ジュリエット 1日のどんなシーンにも合うルックを選ぶのは簡単ではありません。今回のコレクションで私の一番のお気に入りは、どんなシチュエーションにも合わせられるキモノジャケット。また、ストレッチレザーは体の動きに沿ってくれて、着やすく快適な上に美しいアイテムなので、ビジュアル効果も抜群です。
――おふたりにとって暮らしをより豊かにするためのアール・ドゥ・ヴィーヴル(生活の美学)とはなんですか?
ジュリエット 私は微笑みがポジティブを呼ぶと信じています。ちょっと落ち込んでいる時も、無理に笑ってみるといいですよ。ロンシャンではオフィスではいつも笑い合いながら働いています。これが私のウェルビーイング法です。
ソフィ 私を幸せにしてくれるのは家族。週末はマルシェに行き、ランチの用意をし、たくさんの人を迎えます。家族や友達を迎え、楽しい時間を分かち合うことですね。

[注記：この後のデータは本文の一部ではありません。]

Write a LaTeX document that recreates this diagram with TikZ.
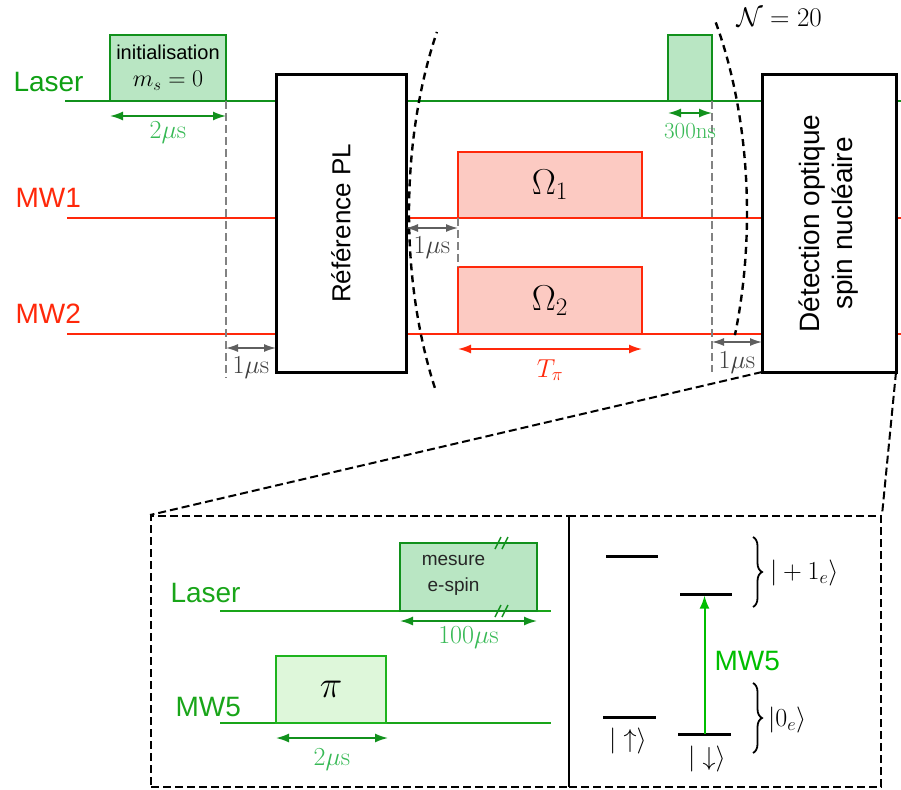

ジュリエット それは我が家の血筋かもしれません。おもてなしのアートは、私も祖母と母から受け継いでいます。お皿を選び、花を飾り、美しいテーブルを演出したいという思いです。
――一緒に働くお互いについてはいかがですか?
ジュリエット 私はなんでも急ぎ足。ママンはそんな私に、時間をかけ、正しい判断をするよう助け、経験と解決策をもたらしてくれます。小さい時から、決断が必要な時、どうしていいかわからない時に呼ぶのはママンでした。小さいことも重要なことも。
ソフィ 仕事でジュリエットがもたらしてくれるのは、新しい世代のビジョンです。彼女が母親として、働く若い女性として発展していく姿を見ること。それが私の発展に繋がり、新しい世代と繋いでくれます。